Está por ver que el tratamiento de la crisis del Golfo supone un salto cualitativo en la aproximación de los Estados y de los grupos de Estados más poderosos a las relaciones internacionales. Pues, en definitiva, quienes ahora se reclaman fieros defensores de la ley y el orden internacional conculcados por Irak, ¿no son acaso los mismos que hasta hace dos años lo financiaban y pertrechaban para que su alevoso ataque contra Irán no acabara en derrota; los mismos que durante cerca de ocho años no quisieron hacerse eco de la agresión iraquí en el Consejo de Seguridad? Y, ¿qué diremos dentro de dos años? ¿Tendremos para entonces las estructuras regionales de seguridad que han de ser establecidas, según el comunicado de Helsinki, por Estados Unidos y la Unión Soviética, en conjunción con los países de la región y de fuera de ella?
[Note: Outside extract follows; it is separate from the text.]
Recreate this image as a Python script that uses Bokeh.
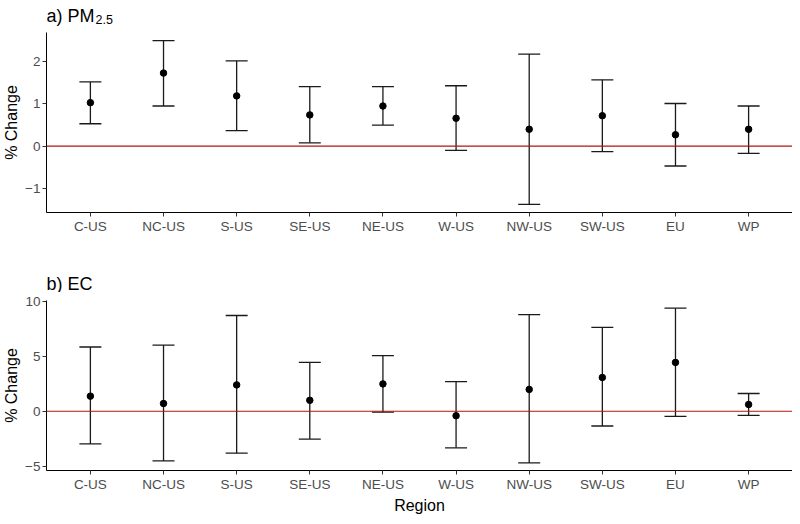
from bokeh.plotting import figure
from bokeh.models import ColumnDataSource, Whisker, TeeHead, FixedTicker, Range1d, Span
from bokeh.core.properties import value
from bokeh.layouts import column
from bokeh.embed import file_html
from bokeh.resources import INLINE

regions = ["C-US", "NC-US", "S-US", "SE-US", "NE-US", "W-US", "NW-US", "SW-US", "EU", "WP"]
xpos = list(range(1, len(regions) + 1))

pm_mean = [1.03, 1.73, 1.19, 0.74, 0.95, 0.66, 0.40, 0.72, 0.27, 0.40]
pm_upper = [1.52, 2.50, 2.02, 1.41, 1.41, 1.43, 2.18, 1.57, 1.01, 0.95]
pm_lower = [0.53, 0.95, 0.37, 0.08, 0.50, -0.10, -1.38, -0.13, -0.47, -0.17]

ec_mean = [1.37, 0.70, 2.39, 0.99, 2.48, -0.41, 1.98, 3.06, 4.43, 0.61]
ec_upper = [5.83, 6.00, 8.69, 4.43, 5.04, 2.68, 8.77, 7.61, 9.35, 1.61]
ec_lower = [-2.97, -4.51, -3.81, -2.53, -0.09, -3.32, -4.69, -1.34, -0.46, -0.38]

pm_yticks = [-1, 0, 1, 2]
ec_yticks = [-5, 0, 5, 10]

FONT = "Liberation Sans"
TICK_COLOR = "#4D4D4D"
BAR_COLOR = "#1a1a1a"
ZERO_COLOR = "#B3140F"
W = 792
XR = (0.4, 10.6)


def header(height, parts):
    h = figure(width=W, height=height, output_backend="svg", toolbar_location=None,
               x_range=Range1d(*XR), y_range=Range1d(0, height),
               x_axis_type=None, y_axis_type=None, min_border=0)
    h.outline_line_color = None
    h.background_fill_color = "white"
    h.border_fill_color = "white"
    for (dx, y, txt, size) in parts:
        h.text(x=[XR[0]], y=[y], x_offset=dx, text=[txt], text_font=value(FONT),
               text_font_size=size, text_color="black", text_baseline="alphabetic",
               text_align="left")
    return h


def make_panel(mean, upper, lower, yr, yticks, height, top, bottom, xlabel):
    p = figure(width=W, height=height, output_backend="svg", toolbar_location=None,
               x_range=Range1d(*XR), y_range=Range1d(*yr),
               min_border_left=37, min_border_right=0, min_border_top=top,
               min_border_bottom=bottom)
    p.outline_line_color = None
    p.grid.grid_line_color = None
    p.background_fill_color = "white"
    p.border_fill_color = "white"

    src = ColumnDataSource(dict(x=xpos, m=mean, up=upper, lo=lower))
    p.add_layout(Span(location=0, dimension="width", line_color=ZERO_COLOR, line_width=1.2))
    w = Whisker(base="x", upper="up", lower="lo", source=src,
                line_color=BAR_COLOR, line_width=1.3,
                upper_head=TeeHead(size=22, line_color=BAR_COLOR, line_width=1.3),
                lower_head=TeeHead(size=22, line_color=BAR_COLOR, line_width=1.3))
    p.add_layout(w)
    p.scatter("x", "m", source=src, size=6.5, color="black")

    for ax in (p.xaxis[0], p.yaxis[0]):
        ax.axis_line_color = "black"
        ax.axis_line_width = 1
        ax.major_tick_line_color = "#333333"
        ax.major_tick_out = 4
        ax.major_tick_in = 0
        ax.minor_tick_line_color = None
        ax.major_label_text_font = FONT
        ax.major_label_text_font_size = "13.5px"
        ax.major_label_text_color = TICK_COLOR
        ax.major_label_standoff = 2
        ax.axis_label_text_font = FONT
        ax.axis_label_text_font_size = "16px"
        ax.axis_label_text_font_style = "normal"
        ax.axis_label_text_color = "black"
        ax.axis_label_standoff = 2

    p.xaxis.ticker = FixedTicker(ticks=xpos)
    p.xaxis.major_label_overrides = {x: r for x, r in zip(xpos, regions)}
    p.yaxis.ticker = FixedTicker(ticks=yticks)
    p.yaxis.axis_label = "% Change"
    if xlabel:
        p.xaxis.axis_label = xlabel
    return p


h1 = header(30, [(0, 15, "a) PM", "18px"), (49, 11, "2.5", "12.5px")])
p1 = make_panel(pm_mean, pm_upper, pm_lower, (-1.57, 2.69), pm_yticks, 212, 2, 30, None)
h2 = header(50, [(0, 9, "b) EC", "18px")])
p2 = make_panel(ec_mean, ec_upper, ec_lower, (-5.38, 10.05), ec_yticks, 224, 8, 46, "Region")

layout = column(h1, p1, h2, p2, spacing=0)
open("out.html", "w").write(file_html(layout, INLINE))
Me pregunto si la naturaleza de esas estructuras responderá a la categoría de las organizaciones regionales previstas en el capítulo VIII de la Carta de las Naciones o más bien a la de las alianzas, que se cobijan en el artículo 51. No creo que todos los países de Oriente Medio puedan ser parte en las mismas a menos que todos los problemas de la región hayan sido previamente resueltos. Esto seria espléndido, pero es poco probable. Entretanto, sólo quienes ya son aliados de Estados Unidos son candidatos, aunque sea al precio de romper definitivamente la trama, ya desvanecida, de una Liga Árabe que, sin convicción y desde la impotencia ha reclamado una solución regional que, tal vez, de mediar otras circunstancias, hubiera sido posible bajo la cobertura de los artículos 52 y siguientes de la Carta. Los demás quedarán en un régimen dé libertad vigilada y limitada soberanía. Si Irak sale de Kuwait, difícilmente escapará a la intromisión internacional en sus asuntos.